La cosa es simple, hasta hace pocos años (no se haga el banana pendejo que se acuerda), internet sólo estaba confinado a nuestras computadoras, de hecho hasta no hace tanto había por todos lados esos suchuchos llamados cibercafés, donde uno se podía sentar por una módica tarifa y navegar por la red de redes; hoy deben estar en el paraíso de los negocios olvidados, junto a los parripollos y las canchas de paddle. Como decía, no hace tanto es que tenemos acceso casi ilimitado desde casi cualquier lado con nuestros celulares. Pero los muchachos que inventan estas cosas no se conforman con darnos esta accesibilidad tan ubicua como natural que la desperdiciamos cotidianamente en mirar videos de gatitos y compartir gifs animados de negros de wasap. No, van mucho más allá, al infinito y más allá.

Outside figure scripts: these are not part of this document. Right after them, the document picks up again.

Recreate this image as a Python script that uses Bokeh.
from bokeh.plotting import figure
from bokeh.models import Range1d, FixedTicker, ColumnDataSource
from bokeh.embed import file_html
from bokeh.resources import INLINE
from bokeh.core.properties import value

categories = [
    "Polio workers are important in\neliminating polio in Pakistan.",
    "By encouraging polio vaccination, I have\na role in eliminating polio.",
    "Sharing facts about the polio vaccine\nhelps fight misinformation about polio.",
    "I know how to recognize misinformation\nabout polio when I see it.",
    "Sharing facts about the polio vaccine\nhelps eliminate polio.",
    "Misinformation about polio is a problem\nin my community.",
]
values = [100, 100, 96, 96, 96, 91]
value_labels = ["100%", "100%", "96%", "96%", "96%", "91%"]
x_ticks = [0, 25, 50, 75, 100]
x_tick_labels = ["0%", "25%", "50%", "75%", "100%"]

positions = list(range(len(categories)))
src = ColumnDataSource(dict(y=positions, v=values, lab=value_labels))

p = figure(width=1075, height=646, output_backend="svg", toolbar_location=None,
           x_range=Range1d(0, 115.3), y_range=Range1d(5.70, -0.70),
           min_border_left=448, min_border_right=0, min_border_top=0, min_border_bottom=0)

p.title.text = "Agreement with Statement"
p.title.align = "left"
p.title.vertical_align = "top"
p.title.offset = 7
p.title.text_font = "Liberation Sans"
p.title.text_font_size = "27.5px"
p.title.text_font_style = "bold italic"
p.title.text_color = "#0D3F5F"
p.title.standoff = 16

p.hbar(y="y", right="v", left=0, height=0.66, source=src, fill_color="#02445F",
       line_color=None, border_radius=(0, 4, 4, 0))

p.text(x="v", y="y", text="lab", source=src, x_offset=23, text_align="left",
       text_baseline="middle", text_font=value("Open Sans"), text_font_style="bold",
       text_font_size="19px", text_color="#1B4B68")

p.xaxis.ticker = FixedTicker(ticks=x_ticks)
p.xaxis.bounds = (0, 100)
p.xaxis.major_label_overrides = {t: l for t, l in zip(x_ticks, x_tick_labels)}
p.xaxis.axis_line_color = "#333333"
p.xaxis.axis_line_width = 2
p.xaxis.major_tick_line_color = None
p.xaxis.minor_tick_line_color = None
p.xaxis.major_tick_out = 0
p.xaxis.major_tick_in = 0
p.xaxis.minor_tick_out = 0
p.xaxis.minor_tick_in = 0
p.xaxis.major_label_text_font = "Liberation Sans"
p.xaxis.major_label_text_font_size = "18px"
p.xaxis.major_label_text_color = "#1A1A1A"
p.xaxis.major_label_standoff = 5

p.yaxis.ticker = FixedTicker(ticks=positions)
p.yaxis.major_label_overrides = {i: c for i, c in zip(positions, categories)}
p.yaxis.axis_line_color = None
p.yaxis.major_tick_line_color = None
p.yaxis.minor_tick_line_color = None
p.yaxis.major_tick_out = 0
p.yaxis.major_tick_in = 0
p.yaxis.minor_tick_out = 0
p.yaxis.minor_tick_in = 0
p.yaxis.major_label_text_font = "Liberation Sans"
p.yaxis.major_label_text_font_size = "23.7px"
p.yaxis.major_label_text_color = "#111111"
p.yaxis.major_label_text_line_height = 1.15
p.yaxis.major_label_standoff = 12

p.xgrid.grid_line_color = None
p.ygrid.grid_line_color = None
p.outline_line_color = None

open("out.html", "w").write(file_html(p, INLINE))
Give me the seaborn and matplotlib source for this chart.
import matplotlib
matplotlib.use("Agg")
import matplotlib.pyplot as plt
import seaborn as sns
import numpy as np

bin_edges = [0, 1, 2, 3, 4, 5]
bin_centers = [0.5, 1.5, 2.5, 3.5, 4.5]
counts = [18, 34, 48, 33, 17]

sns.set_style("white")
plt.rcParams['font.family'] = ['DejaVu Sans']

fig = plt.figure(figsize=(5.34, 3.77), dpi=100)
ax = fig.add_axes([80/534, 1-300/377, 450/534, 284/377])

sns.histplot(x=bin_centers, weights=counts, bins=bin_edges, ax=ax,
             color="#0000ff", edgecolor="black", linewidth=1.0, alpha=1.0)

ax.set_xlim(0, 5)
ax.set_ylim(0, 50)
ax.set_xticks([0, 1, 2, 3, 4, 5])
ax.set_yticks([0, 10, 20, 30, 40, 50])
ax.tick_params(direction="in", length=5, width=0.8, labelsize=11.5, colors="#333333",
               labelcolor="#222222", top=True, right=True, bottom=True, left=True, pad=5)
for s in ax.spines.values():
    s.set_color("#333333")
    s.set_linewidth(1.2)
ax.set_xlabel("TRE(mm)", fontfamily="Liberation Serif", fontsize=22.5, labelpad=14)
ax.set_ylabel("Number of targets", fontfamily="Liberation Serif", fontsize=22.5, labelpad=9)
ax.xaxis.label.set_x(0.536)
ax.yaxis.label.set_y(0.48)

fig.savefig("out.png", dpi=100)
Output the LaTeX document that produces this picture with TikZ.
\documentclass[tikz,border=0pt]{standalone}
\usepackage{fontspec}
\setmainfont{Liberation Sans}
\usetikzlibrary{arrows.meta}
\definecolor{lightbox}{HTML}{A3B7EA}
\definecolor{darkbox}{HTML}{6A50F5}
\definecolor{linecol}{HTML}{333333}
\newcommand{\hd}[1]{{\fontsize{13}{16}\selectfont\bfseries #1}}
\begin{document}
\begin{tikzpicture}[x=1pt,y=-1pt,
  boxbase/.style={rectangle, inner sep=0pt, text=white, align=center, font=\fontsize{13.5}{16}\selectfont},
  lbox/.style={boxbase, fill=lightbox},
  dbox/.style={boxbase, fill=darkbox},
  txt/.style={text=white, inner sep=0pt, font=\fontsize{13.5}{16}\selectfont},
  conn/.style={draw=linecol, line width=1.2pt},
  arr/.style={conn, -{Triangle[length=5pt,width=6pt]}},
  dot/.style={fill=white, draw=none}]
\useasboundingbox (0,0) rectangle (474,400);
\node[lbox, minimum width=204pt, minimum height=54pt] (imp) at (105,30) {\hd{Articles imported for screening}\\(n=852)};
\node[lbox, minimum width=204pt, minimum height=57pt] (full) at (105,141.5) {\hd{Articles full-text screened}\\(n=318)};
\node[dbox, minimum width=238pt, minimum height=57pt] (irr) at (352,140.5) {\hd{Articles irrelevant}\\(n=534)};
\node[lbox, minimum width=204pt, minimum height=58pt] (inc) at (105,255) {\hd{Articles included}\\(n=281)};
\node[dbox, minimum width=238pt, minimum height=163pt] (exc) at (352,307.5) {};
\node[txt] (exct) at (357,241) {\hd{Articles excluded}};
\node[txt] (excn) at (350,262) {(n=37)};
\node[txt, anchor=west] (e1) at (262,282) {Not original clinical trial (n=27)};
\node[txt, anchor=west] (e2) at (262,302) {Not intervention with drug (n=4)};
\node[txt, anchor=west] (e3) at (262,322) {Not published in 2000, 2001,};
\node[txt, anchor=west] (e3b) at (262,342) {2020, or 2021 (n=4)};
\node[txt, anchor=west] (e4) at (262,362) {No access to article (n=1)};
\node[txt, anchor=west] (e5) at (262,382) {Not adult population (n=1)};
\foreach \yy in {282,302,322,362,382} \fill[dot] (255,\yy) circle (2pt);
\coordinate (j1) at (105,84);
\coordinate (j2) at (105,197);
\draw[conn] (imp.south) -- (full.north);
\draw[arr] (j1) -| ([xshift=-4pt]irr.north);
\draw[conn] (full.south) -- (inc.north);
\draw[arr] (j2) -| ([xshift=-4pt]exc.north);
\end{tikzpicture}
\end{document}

La internet de las cosas es que las conexiones no se acaben en nuestros celulares, notebooks y computadoras, pasen de nuestros Smart TV y se escapen a cuanto aparato este enchufado en nuestra casa. De esta manera, el lavarropas, o la cafetera y hasta el inodoro (bueno este no está enchufado, pero denle tiempo) puedan conectarse no sólo entre ellos, sino a cualquier servidor en cualquier lugar del mundo.
Uno podría creer que esto es cosa de mandinga, pero ayer, cuando se me desconectó el celular de mi wifi vi que entre la lista de posibles conexiones había una que se llamaba “heladera”. ¡En serio! Un vecino ya tenía la heladera conectada a internet. ¿Será que cuando se le acaban los huevos manda un mensaje avisando para que pases por el super antes de volver a casa? Muy útil si uno pensaba hacer omeletes.
Pero, ¿hasta dónde llegarán esas interacciones? Como dice una amiga, ¿a quién le buchonearán que en vez de hacer dieta tenemos guardado un kilo de helado de sabayón en el frezzer? ¿De qué hablarán la cafetera y la tostadora cuando nos vamos de casa? ¿Podrán cruzar datos el lavarropas y la plancha y comenzar una campaña en las redes porque no podemos dormir con las sábanas arrugadas?
No sé usted, pero yo comienzo a preocuparme.